Sinking software company Baan has hired an investment firm to provide strategic advice to its US operation, but local MD Gerhard Rumpff won't speculate on the outcome.
Rumpff said Baan and investment firm Lazard Freres & Co will discuss funding strategies, including the possibility of selling off peripheral elements of the company.
"They will give us advice on what is the best way to get equity without diluting our shareholding," he said. "They may also help us to look at some areas where we can divest off certain parts of the business. We have a very broad range, and some products do not necessarily need to be part of our core business."
He said any business decision made by Baan in the US would not automatically force Baan's Asia-Pacific operation to follow suit. "Unless it is something major, I don't think it will affect the Australian operation," he said.
Rumpff said the possible sale would not affect service and support to existing Baan customers in the meantime.

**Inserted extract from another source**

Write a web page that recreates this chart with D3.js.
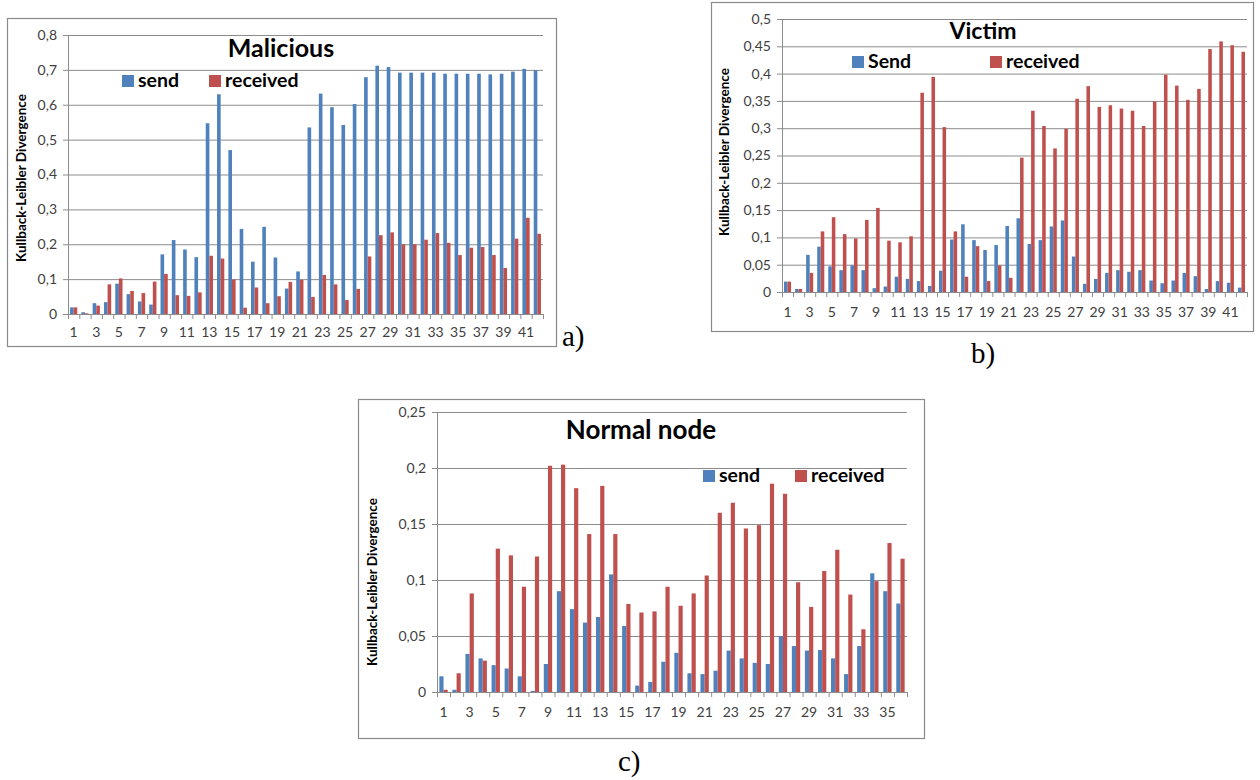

Baan's announcement last week that it would hire Lazard Freres & Co to "assist in raising additional equity and evaluating the company's long-term strategic alternatives", arrived as Baan reported a $US236 million net loss for the fourth quarter of last year.
Baan lost a total of $US289 million last year on revenue of $635 million, and the company has had four CEOs since mid-1998. Pierre Everaert, who took over that job on an interim basis after former CEO Mary Coleman resigned last month, said in a statement yesterday that Baan "continues to be in a challenging environment".
Rumpff said that while it was possible the investment firm would advise Baan to put itself up for sale, he did not know how likely this outcome would be. "Anything can happen these days. Even successful companies can be bought," he said.
Aside from selling off all or part of the company, Rumpff would not speculate on other means by which Baan could raise equity.